STATED PROBLEM ▸
Pick out and copy every line below that has the word "code".

EXTRACTED DATA ▸
:::
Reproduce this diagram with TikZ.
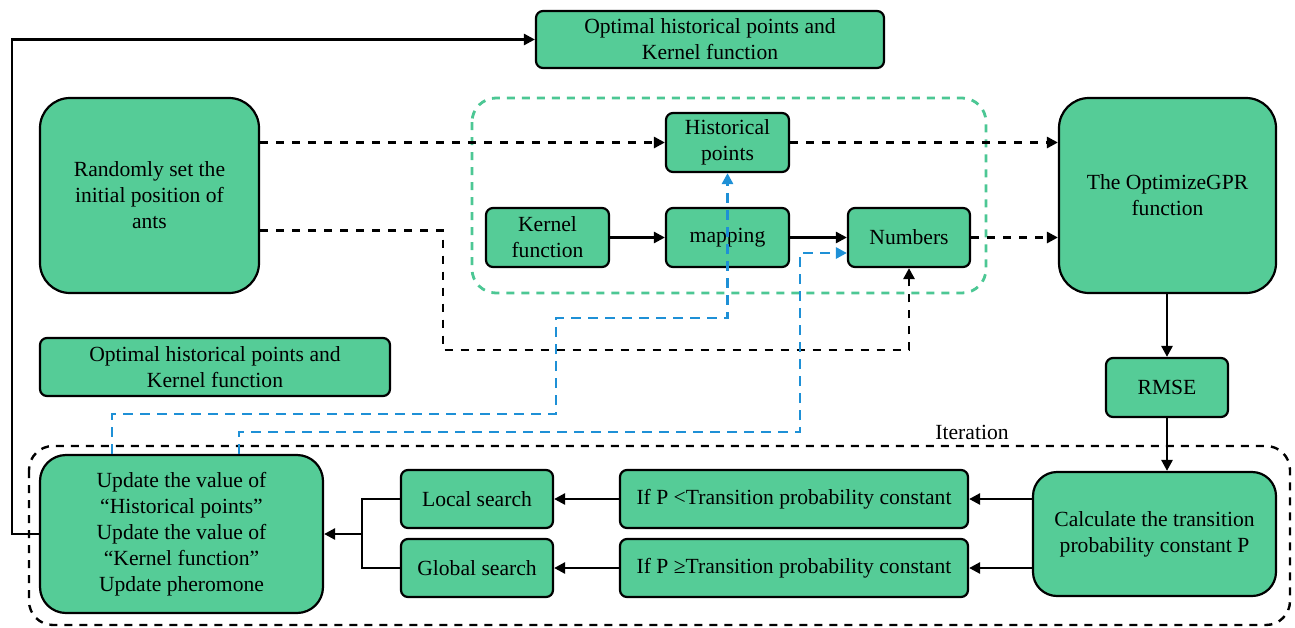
\documentclass[tikz,border=0pt]{standalone}
\usepackage{fontspec}
\setmainfont{Liberation Serif}
\usetikzlibrary{arrows.meta,calc}
\definecolor{boxgreen}{HTML}{55CC97}
\definecolor{dashgreen}{HTML}{4CC794}
\definecolor{lineblue}{HTML}{1E90D6}
\newcommand\bx[7]{\node[#7, minimum width={(#4-#2)*0.5pt}, minimum height={(#5-#3)*0.5pt}] (#1) at ({(#2+#4)/2},{(#3+#5)/2}) {#6};}
\tikzset{
  box/.style={draw=black, line width=1.1pt, fill=boxgreen, rounded corners=3.5pt, inner sep=0pt, align=center,
    font=\fontsize{10.8}{13}\selectfont},
  bigbox/.style={box, rounded corners=15pt},
  tip/.style={-{Triangle[length=5.5pt,width=5.5pt]}},
  solidarrow/.style={line width=1.3pt, tip},
  dasharrow/.style={line width=1.4pt, dash pattern=on 4pt off 4pt, tip},
  bluearrow/.style={draw=lineblue, line width=1.4pt, dash pattern=on 5pt off 3.5pt, -{Triangle[length=5.5pt,width=5.5pt]}},
  groupbox/.style={draw=dashgreen, line width=1.4pt, dash pattern=on 4pt off 3.5pt, rounded corners=12pt},
  iterbox/.style={draw=black, line width=1.2pt, dash pattern=on 4pt off 3.5pt, rounded corners=12pt},
  lbl/.style={font=\fontsize{10.8}{13}\selectfont, inner sep=0pt}
}
\begin{document}
\begin{tikzpicture}[x=0.5pt,y=-0.5pt]
\useasboundingbox (0,0) rectangle (1295,627);
% group frames
\draw[groupbox] (472,98) rectangle (986,293);
\draw[iterbox] (29,446) rectangle (1290,625);
\node[lbl] (iterlbl) at (972,432) {Iteration};
% boxes
\bx{top}{536}{11}{884}{68}{Optimal historical points and\\Kernel function}{box}
\bx{rand}{40}{98}{259}{293}{Randomly set the\\initial position of\\ants}{bigbox}
\bx{hist}{666}{113}{789}{172}{Historical\\points}{box}
\bx{kern}{486}{208}{609}{267}{Kernel\\function}{box}
\bx{map}{666}{208}{789}{267}{mapping}{box}
\bx{num}{848}{208}{970}{267}{Numbers}{box}
\bx{gpr}{1059}{98}{1276}{293}{The OptimizeGPR\\function}{bigbox}
\bx{rmse}{1106}{358}{1228}{417}{RMSE}{box}
\bx{opt}{40}{338}{390}{396}{Optimal historical points and\\Kernel function}{box}
\bx{upd}{40}{455}{323}{613}{Update the value of\\“Historical points”\\Update the value of\\“Kernel function”\\Update pheromone}{box, rounded corners=13pt}
\bx{loc}{401}{470}{553}{528}{Local search}{box}
\bx{glob}{401}{539}{553}{597}{Global search}{box}
\bx{ifl}{620}{470}{968}{528}{If P <Transition probability constant}{box}
\bx{ifg}{620}{539}{968}{597}{If P ≥Transition probability constant}{box}
\bx{calc}{1033}{472}{1276}{596}{Calculate the transition\\probability constant P}{box, rounded corners=12pt}
% connectors
\draw[solidarrow] (upd.west) -| (12,300) |- (top.west);
\draw[dasharrow] (rand.east |- hist.west) -- (hist.west);
\draw[dasharrow] (hist.east) -- (hist.east -| gpr.west);
\draw[dasharrow] ($(rand.east)+(0,35)$) -| (443,350) -| (num.south);
\draw[solidarrow] (kern.east) -- (map.west);
\draw[solidarrow] (map.east) -- (num.west);
\draw[dasharrow] (num.east) -- (num.east -| gpr.west);
\draw[solidarrow] (gpr.south -| rmse.north) -- (rmse.north);
\draw[solidarrow] (rmse.south) -- (rmse.south |- calc.north);
\draw[solidarrow] (calc.west |- ifl.east) -- (ifl.east);
\draw[solidarrow] (calc.west |- ifg.east) -- (ifg.east);
\draw[solidarrow] (ifl.west) -- (loc.east);
\draw[solidarrow] (ifg.west) -- (glob.east);
\coordinate (j) at (362,534);
\draw[line width=1.1pt] (loc.west) -| (j);
\draw[line width=1.1pt] (glob.west) -| (j);
\draw[solidarrow] (j) -- (upd.east);
\draw[bluearrow] ($(upd.north west)+(73,0)$) |- (556,414) -- (556,318) -| (hist.south);
\draw[bluearrow] ($(upd.north west)+(200,0)$) |- (800,432) |- ($(num.west)+(0,15.5)$);
\end{tikzpicture}
\end{document}
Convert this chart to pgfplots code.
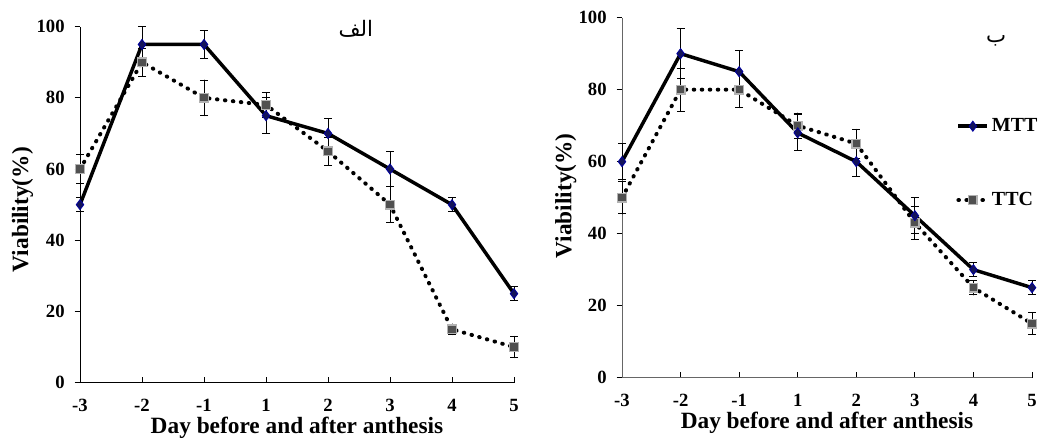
\documentclass[border=0pt]{standalone}
\usepackage{pgfplots}
\pgfplotsset{compat=1.18}
\usepackage{fontspec}
\setmainfont{Liberation Serif}
\newfontfamily\arabicfont[Script=Arabic]{DejaVu Sans}
\TeXXeTstate=1

\definecolor{mttnavy}{RGB}{20,20,90}
\definecolor{mttedge}{RGB}{0,0,160}
\definecolor{ttcgray}{RGB}{80,80,80}

\pgfplotsset{
  viab/.style={
    scale only axis,
    axis lines=left,
    axis line style={-},
    xmin=0, xmax=7, ymin=0, ymax=100,
    xtick={0,...,7},
    xticklabels={-3,-2,-1,1,2,3,4,5},
    ytick={0,20,40,60,80,100},
    xtick align=inside, ytick align=outside,
    major tick length=4pt,
    tick style={black, line width=0.6pt},
    /pgf/number format/assume math mode=true,
    ticklabel style={font=\fontsize{14}{14}\selectfont\bfseries},
    xticklabel style={yshift=-9pt},
    yticklabel style={xshift=-4pt},
    xlabel={Day before and after anthesis},
    ylabel={Viability(\%)},
    xlabel style={font=\fontsize{17.5}{18}\selectfont\bfseries, yshift=3pt},
    ylabel style={font=\fontsize{17.5}{18}\selectfont\bfseries, rotate=0},
    clip=false,
    error bars/y dir=both, error bars/y explicit,
    error bars/error bar style={black, line width=0.6pt, solid},
    error bars/error mark options={rotate=90, mark size=3pt, line width=0.6pt, solid},
    legend image code/.code={
      \draw[mark repeat=2, mark phase=2, #1]
        plot coordinates {(0cm,0cm) (0.38cm,0cm) (0.76cm,0cm)};},
  },
  mtt/.style={black, line width=2.6pt, mark=diamond*,
    mark options={fill=mttnavy, draw=mttedge, line width=0.6pt, mark size=3.8pt, solid}},
  ttc/.style={black, line width=3pt, line cap=round, dash pattern=on 0.4pt off 5.6pt,
    mark=square*, mark options={fill=ttcgray, draw=gray!60, line width=1pt, mark size=3.2pt, solid}},
}

\begin{document}
\begin{tikzpicture}
\useasboundingbox (-60pt,-45pt) rectangle (723.75pt,287pt);

% panel alef
\begin{axis}[viab, at={(0pt,0pt)}, width=325.5pt, height=267pt,
  ylabel style={at={(axis description cs:-0.097,0.486)}, anchor=south}]
  \addplot[ttc] coordinates {
    (0,60) +- (0,4) (1,90) +- (0,4) (2,80) +- (0,5) (3,78) +- (0,3.5)
    (4,65) +- (0,4) (5,50) +- (0,5) (6,15) +- (0,1.5) (7,10) +- (0,3)};
  \addplot[mtt] coordinates {
    (0,50) +- (0,2) (1,95) +- (0,5) (2,95) +- (0,4) (3,75) +- (0,5)
    (4,70) +- (0,4.3) (5,60) +- (0,5) (6,50) +- (0,2) (7,25) +- (0,2)};
  \node[font=\fontsize{16}{16}\selectfont] at (axis cs:4.45,99.5) {\arabicfont\beginR الف\endR};
\end{axis}

% panel be
\begin{axis}[viab, at={(406.5pt,3.75pt)}, width=307.5pt, height=270pt,
  axis line style={gray!80!black},
  ylabel style={at={(axis description cs:-0.10,0.505)}, anchor=south},
  legend style={draw=none, fill=none, at={(axis description cs:0.815,0.735)},
    anchor=north west, row sep=40pt, font=\fontsize{15}{15}\selectfont\bfseries,
    inner xsep=0pt},
  legend cell align=left, reverse legend]
  \addplot[ttc] coordinates {
    (0,50) +- (0,4.5) (1,80) +- (0,6) (2,80) +- (0,5) (3,70) +- (0,3.5)
    (4,65) +- (0,4) (5,43) +- (0,4.5) (6,25) +- (0,2) (7,15) +- (0,3)};
  \addlegendentry{TTC}
  \addplot[mtt] coordinates {
    (0,60) +- (0,5) (1,90) +- (0,7) (2,85) +- (0,6) (3,68) +- (0,5)
    (4,60) +- (0,4) (5,45) +- (0,5) (6,30) +- (0,2) (7,25) +- (0,2)};
  \addlegendentry{MTT}
  \node[font=\fontsize{16}{16}\selectfont] at (axis cs:6.39,93.6) {\arabicfont\beginR ب\endR};
\end{axis}
\end{tikzpicture}
\end{document}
:::
PROBLEM SOLUTION ▸
Convert this chart to pgfplots code.
    legend image code/.code={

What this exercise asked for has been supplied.